Shell Voicings
Minimal chord shapes built around root, 3rd, and 7th that outline harmony clearly with the lowest cognitive load.
What they are (plain-language)
Shell voicings are the smallest useful chord shapes for functional music. Most often, they emphasize the 3rd and 7th (guide tones), with the root included in the left hand when needed.
Why these notes? Because the 3rd tells you major/minor quality and the 7th tells you function and pull. Even with only two or three notes, listeners can hear the harmony clearly.
Why shells are foundational
Shells reduce decision fatigue. Instead of hunting for large grips, you focus on time, function, and smooth movement. That makes them ideal for beginners and still essential for advanced players.

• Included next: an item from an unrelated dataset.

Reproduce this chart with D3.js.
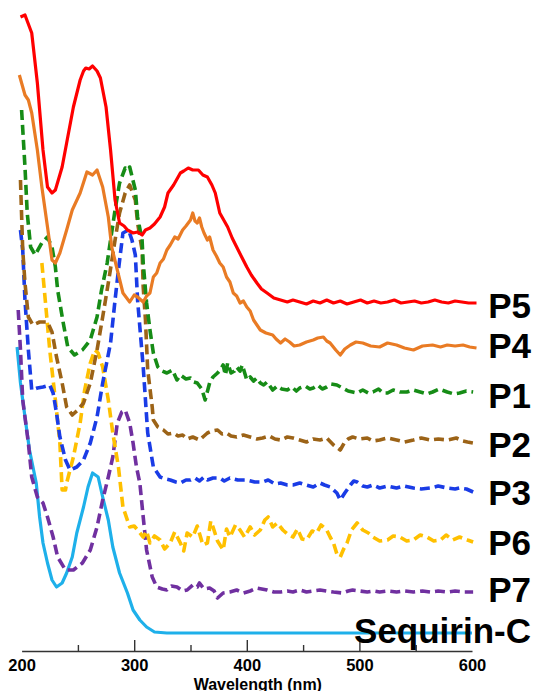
<!DOCTYPE html>
<html>
<head>
<meta charset="utf-8">
<script src="https://cdn.jsdelivr.net/npm/d3@7"></script>
<style>
body { margin: 0; background: #fff; }
svg text { font-family: "Liberation Sans", Arial, sans-serif; font-weight: bold; fill: #000; }
</style>
</head>
<body>
<div id="chart"></div>
<script>
// absorbance traces (stacked, arbitrary units)
var seriesNames = ["P5", "P4", "P1", "P2", "P3", "P6", "P7", "Sequirin-C"];

var p5 = [[199, 6.34], [203, 6.36], [209, 6.18], [214, 5.68], [219, 5.01], [223, 4.64], [227, 4.58],
	[230, 4.61], [236, 4.84], [240, 5.08], [246, 5.44], [252, 5.71], [255, 5.80], [257, 5.83], [260, 5.82],
	[263, 5.85], [267, 5.80], [270, 5.73], [275, 5.44], [279, 5.01], [283, 4.51], [287, 4.28], [291, 4.25],
	[294, 4.21], [299, 4.18], [303, 4.19], [307, 4.16], [310, 4.21], [314, 4.23], [318, 4.27], [323, 4.34],
	[327, 4.44], [330, 4.58], [335, 4.66], [341, 4.78], [344, 4.80], [348, 4.83], [352, 4.81], [357, 4.81],
	[361, 4.76], [365, 4.74], [369, 4.66], [372, 4.58], [376, 4.38], [380, 4.30], [383, 4.24], [387, 4.13],
	[391, 4.04], [395, 3.95], [400, 3.84], [404, 3.76], [409, 3.68], [413, 3.62], [418, 3.58], [424, 3.53],
	[430, 3.51], [436, 3.49], [441, 3.51], [447, 3.49], [453, 3.47], [459, 3.50], [465, 3.48], [471, 3.51],
	[477, 3.48], [483, 3.50], [489, 3.47], [495, 3.49], [501, 3.51], [507, 3.48], [513, 3.50], [519, 3.48],
	[525, 3.49], [531, 3.51], [537, 3.48], [543, 3.49], [549, 3.50], [555, 3.48], [561, 3.49], [567, 3.51],
	[573, 3.49], [579, 3.48], [585, 3.50], [591, 3.49], [597, 3.48], [604, 3.48]];

var p4 = [[198, 5.76], [203, 5.56], [206, 5.51], [209, 5.38], [214, 5.01], [218, 4.64], [223, 4.24],
	[227, 3.91], [230, 3.88], [234, 3.98], [240, 4.21], [245, 4.41], [252, 4.58], [258, 4.79], [263, 4.76],
	[267, 4.81], [272, 4.64], [277, 4.34], [280, 4.04], [285, 3.81], [290, 3.58], [296, 3.49], [300, 3.56],
	[303, 3.54], [308, 3.49], [311, 3.55], [314, 3.58], [317, 3.74], [320, 3.78], [323, 3.88], [326, 3.92],
	[329, 4.01], [332, 4.06], [336, 4.14], [339, 4.12], [343, 4.21], [346, 4.25], [350, 4.31], [352, 4.38],
	[354, 4.30], [356, 4.28], [358, 4.33], [360, 4.24], [362, 4.18], [365, 4.11], [367, 4.14], [370, 4.01],
	[373, 3.95], [376, 3.88], [379, 3.84], [382, 3.74], [385, 3.69], [388, 3.58], [391, 3.55], [394, 3.48],
	[397, 3.50], [400, 3.44], [403, 3.40], [406, 3.31], [409, 3.26], [412, 3.21], [417, 3.18], [423, 3.16],
	[426, 3.12], [430, 3.08], [434, 3.12], [438, 3.09], [442, 3.05], [447, 3.06], [453, 3.09], [459, 3.11],
	[463, 3.13], [468, 3.14], [471, 3.10], [474, 3.08], [479, 3.01], [483, 2.96], [487, 3.02], [492, 3.06],
	[497, 3.09], [503, 3.08], [510, 3.05], [518, 3.04], [525, 3.08], [533, 3.06], [540, 3.03], [548, 3.01],
	[556, 3.05], [565, 3.06], [572, 3.04], [578, 3.06], [585, 3.05], [592, 3.06], [598, 3.04], [604, 3.03]];

var p1 = [[200, 5.41], [203, 4.84], [205, 4.38], [208, 4.04], [212, 3.96], [218, 4.08], [223, 4.14],
	[227, 4.04], [230, 3.84], [232, 3.61], [237, 3.28], [241, 3.04], [247, 2.96], [254, 3.01], [261, 3.11],
	[267, 3.34], [271, 3.61], [276, 3.88], [279, 4.11], [283, 4.41], [287, 4.68], [292, 4.83], [295, 4.81],
	[296, 4.84], [301, 4.61], [303, 4.34], [307, 4.11], [308, 3.88], [311, 3.48], [314, 3.21], [317, 2.98],
	[321, 2.84], [325, 2.80], [329, 2.78], [334, 2.81], [338, 2.71], [341, 2.76], [346, 2.72], [350, 2.73],
	[353, 2.69], [356, 2.68], [360, 2.62], [363, 2.51], [367, 2.68], [370, 2.74], [374, 2.78], [377, 2.82],
	[379, 2.86], [381, 2.76], [383, 2.88], [386, 2.78], [389, 2.80], [391, 2.84], [394, 2.80], [396, 2.86],
	[400, 2.71], [403, 2.74], [406, 2.70], [409, 2.73], [412, 2.68], [415, 2.66], [418, 2.69], [423, 2.61],
	[427, 2.65], [431, 2.62], [436, 2.61], [440, 2.64], [444, 2.60], [447, 2.63], [452, 2.65], [456, 2.62],
	[459, 2.63], [463, 2.66], [467, 2.62], [471, 2.64], [475, 2.67], [480, 2.66], [485, 2.63], [490, 2.60],
	[494, 2.59], [498, 2.58], [503, 2.61], [508, 2.58], [512, 2.59], [517, 2.62], [521, 2.58], [525, 2.58],
	[530, 2.61], [536, 2.59], [542, 2.59], [548, 2.61], [554, 2.59], [560, 2.57], [565, 2.59], [571, 2.62],
	[578, 2.59], [584, 2.57], [589, 2.58], [595, 2.60], [601, 2.59]];

var p2 = [[199, 4.71], [201, 4.01], [203, 3.68], [206, 3.34], [210, 3.26], [216, 3.29], [223, 3.29],
	[227, 3.19], [231, 2.94], [236, 2.68], [240, 2.44], [245, 2.36], [250, 2.41], [255, 2.48], [261, 2.68],
	[267, 3.01], [272, 3.34], [277, 3.68], [283, 4.11], [287, 4.38], [292, 4.58], [296, 4.66], [301, 4.51],
	[303, 4.28], [307, 4.01], [308, 3.64], [310, 3.31], [312, 2.81], [316, 2.44], [317, 2.31], [321, 2.24],
	[326, 2.21], [330, 2.17], [335, 2.18], [339, 2.15], [343, 2.16], [347, 2.12], [352, 2.14], [358, 2.11],
	[362, 2.15], [365, 2.18], [369, 2.20], [374, 2.21], [378, 2.17], [382, 2.18], [386, 2.15], [391, 2.14],
	[397, 2.16], [403, 2.14], [409, 2.12], [414, 2.13], [420, 2.15], [425, 2.12], [430, 2.11], [436, 2.14],
	[441, 2.13], [447, 2.11], [453, 2.09], [459, 2.12], [465, 2.11], [471, 2.13], [477, 2.06], [483, 2.01],
	[487, 2.09], [490, 2.12], [494, 2.14], [500, 2.12], [507, 2.13], [512, 2.10], [518, 2.11], [525, 2.13],
	[533, 2.11], [540, 2.09], [548, 2.11], [555, 2.13], [563, 2.11], [570, 2.12], [578, 2.11], [586, 2.13],
	[592, 2.10], [596, 2.09], [601, 2.08]];

var p3 = [[199, 4.21], [201, 4.01], [203, 3.51], [206, 3.01], [209, 2.61], [214, 2.63], [219, 2.64],
	[225, 2.66], [228, 2.58], [231, 2.38], [234, 2.14], [239, 1.91], [243, 1.81], [249, 1.84], [255, 1.91],
	[261, 2.08], [267, 2.34], [272, 2.68], [279, 3.08], [283, 3.51], [286, 3.81], [290, 4.18], [295, 4.21],
	[298, 4.11], [301, 3.96], [303, 3.51], [308, 2.84], [312, 2.18], [317, 1.84], [323, 1.74], [328, 1.72],
	[332, 1.71], [337, 1.69], [341, 1.68], [346, 1.71], [350, 1.71], [354, 1.73], [358, 1.70], [362, 1.74],
	[365, 1.71], [370, 1.73], [376, 1.73], [380, 1.70], [385, 1.73], [392, 1.71], [400, 1.71], [407, 1.69],
	[414, 1.69], [419, 1.71], [425, 1.67], [430, 1.68], [436, 1.66], [441, 1.66], [447, 1.68], [453, 1.66],
	[459, 1.64], [465, 1.68], [469, 1.66], [474, 1.64], [480, 1.58], [483, 1.51], [487, 1.58], [492, 1.66],
	[495, 1.70], [498, 1.69], [503, 1.65], [507, 1.64], [512, 1.66], [518, 1.63], [525, 1.65], [533, 1.63],
	[540, 1.65], [548, 1.63], [555, 1.62], [563, 1.63], [570, 1.65], [578, 1.63], [585, 1.62], [589, 1.63],
	[595, 1.62], [601, 1.59]];

var p6 = [[218, 3.88], [221, 3.51], [225, 3.01], [230, 2.51], [234, 2.08], [236, 1.61], [239, 1.61],
	[240, 1.68], [243, 1.81], [246, 1.94], [252, 2.28], [256, 2.61], [261, 2.88], [265, 3.01], [268, 2.98],
	[272, 2.84], [277, 2.51], [281, 2.18], [286, 1.84], [290, 1.44], [296, 1.24], [300, 1.25], [303, 1.21],
	[308, 1.14], [311, 1.20], [314, 1.08], [318, 1.15], [323, 1.11], [327, 1.02], [332, 1.08], [336, 1.19],
	[341, 1.08], [344, 1.00], [347, 1.18], [352, 1.14], [356, 1.25], [361, 1.06], [365, 1.08], [368, 1.30],
	[370, 1.24], [374, 1.10], [379, 1.01], [382, 1.22], [385, 1.14], [390, 1.26], [394, 1.21], [398, 1.14],
	[403, 1.24], [407, 1.16], [412, 1.21], [416, 1.31], [419, 1.34], [423, 1.24], [427, 1.28], [432, 1.21],
	[436, 1.17], [441, 1.14], [445, 1.22], [449, 1.12], [453, 1.11], [458, 1.20], [462, 1.18], [466, 1.26],
	[471, 1.21], [474, 1.14], [477, 1.08], [480, 0.97], [483, 0.94], [486, 1.02], [489, 1.08], [493, 1.21],
	[498, 1.28], [503, 1.21], [508, 1.18], [512, 1.14], [518, 1.10], [525, 1.11], [530, 1.15], [536, 1.14],
	[542, 1.10], [548, 1.11], [554, 1.16], [560, 1.14], [566, 1.10], [572, 1.11], [577, 1.16], [583, 1.11],
	[589, 1.14], [596, 1.11], [601, 1.09]];

var p7 = [[197, 3.41], [199, 3.01], [201, 2.51], [206, 2.08], [209, 1.74], [214, 1.54], [219, 1.48],
	[223, 1.34], [228, 1.14], [232, 0.94], [239, 0.81], [246, 0.81], [254, 0.88], [261, 1.01], [267, 1.24],
	[272, 1.51], [277, 1.74], [281, 1.94], [285, 2.28], [289, 2.39], [292, 2.41], [296, 2.28], [299, 2.08],
	[302, 1.84], [305, 1.68], [308, 1.34], [311, 1.01], [316, 0.74], [320, 0.64], [325, 0.62], [329, 0.61],
	[333, 0.65], [338, 0.64], [343, 0.60], [347, 0.61], [352, 0.66], [356, 0.64], [358, 0.68], [362, 0.62],
	[367, 0.63], [371, 0.60], [374, 0.53], [379, 0.58], [385, 0.59], [391, 0.61], [397, 0.58], [403, 0.60],
	[409, 0.63], [418, 0.61], [424, 0.59], [430, 0.59], [436, 0.60], [441, 0.59], [447, 0.61], [453, 0.59],
	[459, 0.60], [465, 0.61], [471, 0.60], [477, 0.59], [485, 0.58], [490, 0.60], [494, 0.61], [500, 0.60],
	[507, 0.59], [513, 0.60], [518, 0.59], [525, 0.60], [533, 0.59], [540, 0.60], [548, 0.59], [556, 0.60],
	[563, 0.59], [570, 0.60], [578, 0.59], [585, 0.60], [593, 0.59], [601, 0.59]];

var sequirinC = [[196, 3.04], [199, 2.68], [203, 2.34], [207, 2.01], [213, 1.68], [216, 1.34], [219, 1.08],
	[223, 0.88], [227, 0.71], [231, 0.64], [236, 0.68], [240, 0.78], [245, 0.94], [249, 1.18], [255, 1.44],
	[259, 1.64], [263, 1.78], [268, 1.74], [272, 1.54], [277, 1.31], [281, 1.04], [287, 0.78], [294, 0.58],
	[299, 0.41], [305, 0.31], [311, 0.24], [318, 0.19], [329, 0.18], [360, 0.18], [400, 0.18], [450, 0.18],
	[500, 0.18], [550, 0.18], [600, 0.18]];

var majorTicks = [200, 300, 400, 500, 600];
var minorTicks = [250, 350, 450, 550];
var xTitle = "Wavelength (nm)";

// styles
var allSeries = [p5, p4, p1, p2, p3, p6, p7, sequirinC];
var colors = ["#FF0000", "#E97B24", "#168C16", "#9C6317", "#1A3CE6", "#FFC000", "#7030A0", "#1EB0EA"];
var dashed = [false, false, true, true, true, true, true, false];
var labelDy = [15, 10, 16, 14, 13, 13, 10, 10];

var w = 533;
var h = 691;
var axisY = 651;

var xScale = d3.scaleLinear().domain([200, 600]).range([21.6, 472]);
var yScale = d3.scaleLinear().domain([0, 6.51]).range([axisY, 0]);

var svg = d3.select("#chart").append("svg").attr("width", w).attr("height", h);

var line = d3.line()
	.x(function (d) { return xScale(d[0]); })
	.y(function (d) { return yScale(d[1]); });

var order = d3.range(allSeries.length).reverse();

svg.selectAll("path.trace")
	.data(order)
	.enter()
	.append("path")
	.attr("class", "trace")
	.attr("d", function (i) { return line(allSeries[i]); })
	.attr("fill", "none")
	.attr("stroke", function (i) { return colors[i]; })
	.attr("stroke-width", function (i) { return dashed[i] ? 3.6 : 3.2; })
	.attr("stroke-linejoin", "round")
	.attr("stroke-dasharray", function (i) { return dashed[i] ? "10,5" : null; });

// x axis, ticks pointing up
var xAxis = d3.axisBottom(xScale)
	.tickValues(majorTicks)
	.tickFormat(d3.format("d"))
	.tickSizeInner(-11)
	.tickSizeOuter(0)
	.tickPadding(8);

var gx = svg.append("g")
	.attr("transform", "translate(0," + axisY + ")")
	.call(xAxis);

gx.select(".domain").attr("stroke", "#333").attr("stroke-width", 1.4);
gx.selectAll(".tick line").attr("stroke", "#333").attr("stroke-width", 1.4)
	.filter(function (d) { return d === 200 || d === 600; }).remove();
gx.selectAll(".tick text").attr("font-size", 16.5).attr("fill", "#000");

var gm = svg.append("g")
	.attr("transform", "translate(0," + axisY + ")")
	.call(d3.axisBottom(xScale).tickValues(minorTicks).tickFormat("").tickSizeInner(-6).tickSizeOuter(0));

gm.select(".domain").remove();
gm.selectAll(".tick line").attr("stroke", "#333").attr("stroke-width", 1.4);

svg.append("text")
	.attr("x", xScale(400) + 11)
	.attr("y", 689.5)
	.attr("text-anchor", "middle")
	.attr("font-size", 16)
	.text(xTitle);

// series labels at the right end of each trace
svg.selectAll("text.label")
	.data(seriesNames)
	.enter()
	.append("text")
	.attr("class", "label")
	.attr("x", 531)
	.attr("y", function (d, i) {
		var s = allSeries[i];
		return yScale(s[s.length - 1][1]) + labelDy[i];
	})
	.attr("text-anchor", "end")
	.attr("font-size", 35)
	.text(function (d) { return d; });
</script>
</body>
</html>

At an intermediate level, shells become your platform for adding controlled color (9ths, 13ths, altered dominant tones). At an advanced level, shells are the fallback that keeps comping stable when tempo, form, or reharm decisions get demanding.
Good players do not “graduate out” of shells. They build everything on top of them.
Basic construction rules
In common left-hand comping:
- Minor 7 shell: root + b3 + b7 (or just b3 + b7)

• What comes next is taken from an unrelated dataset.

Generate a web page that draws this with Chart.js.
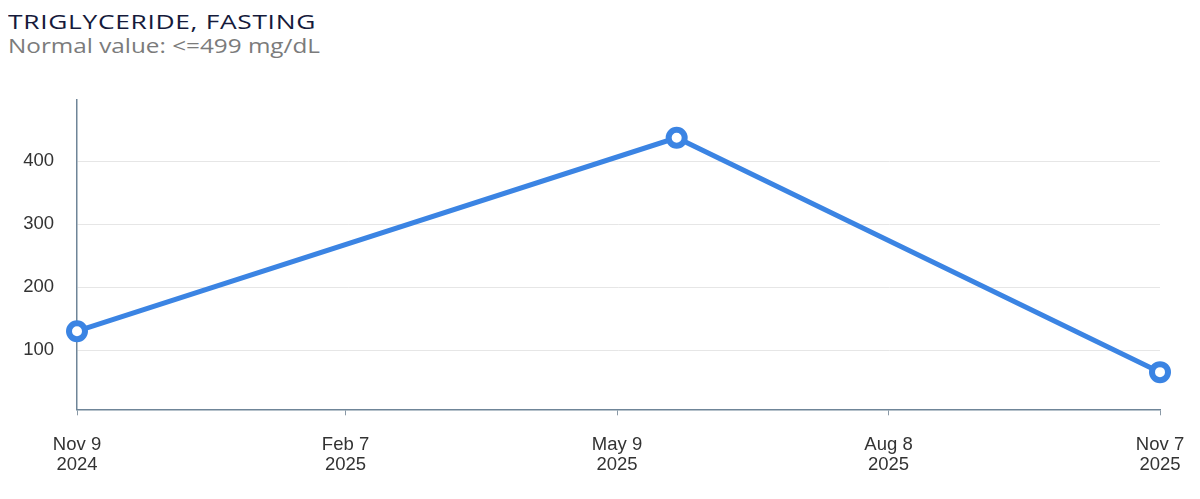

- Dominant 7 shell: root + 3 + b7 (or just 3 + b7)
- Major 7 shell: root + 3 + 7 (or just 3 + 7)
If a bassist is present, rootless shells (3 + 7) often sound cleaner and leave more sonic space.
Voice-leading mindset
The point is not memorizing isolated shapes. The point is moving between chords with minimal motion.
In ii-V-I, try to keep one guide tone common and move the other by a semitone when possible. This creates the “connected” sound that makes simple comping feel professional.
Keep the voicings close and treat the top note like a melody. If the top line feels jagged, your voicing path needs adjustment.
Practical progression (how to train)
Start with a single key and a short timer:
- 2 minutes: shells only, quarter-note pulse.
- 2 minutes: same progression, but target smoother top voice.
- 2 minutes: add one optional color note on tonic and dominant.
Then rotate to nearby keys (for example C -> F -> Bb -> Eb -> G). Keep quality high; do not speed up key changes at the expense of clarity.
Shells in ensemble vs solo playing
When playing solo piano, you may need fuller voicings or strategic bass notes to support the texture.
When playing with bass and drums, shells often sound stronger because they avoid clutter. You can prioritize rhythmic intent and phrasing instead of density.
A useful check is whether each chord entrance adds clarity. If adding notes makes harmony blurrier or groove weaker, strip back to shells.
Common mistakes
A common beginner mistake is jumping to dense voicings before shell control is stable. This usually causes timing issues and inconsistent voice leading.
Another mistake is treating shell practice like static shape drilling. If you are not listening for function and top-line motion, you miss the musical benefit.
A third mistake is ignoring rhythm. Perfect shell choices still sound weak if placement is unclear.
Quick self-check
Your shells are working if someone can hear chord function from your comping even without roots in every voicing.
A second check: if you can maintain steady time while moving through ii-V-I in several keys without large hand jumps, your shell vocabulary is becoming musical, not just mechanical.
Practice prompt
Record one 30-second clip of ii-V-I comping in one key:
- first 15 seconds with strict shells,
- next 15 seconds with one added color tone where it supports function.
Listen back for three things: time feel, harmonic clarity, and smoothness of the top note line.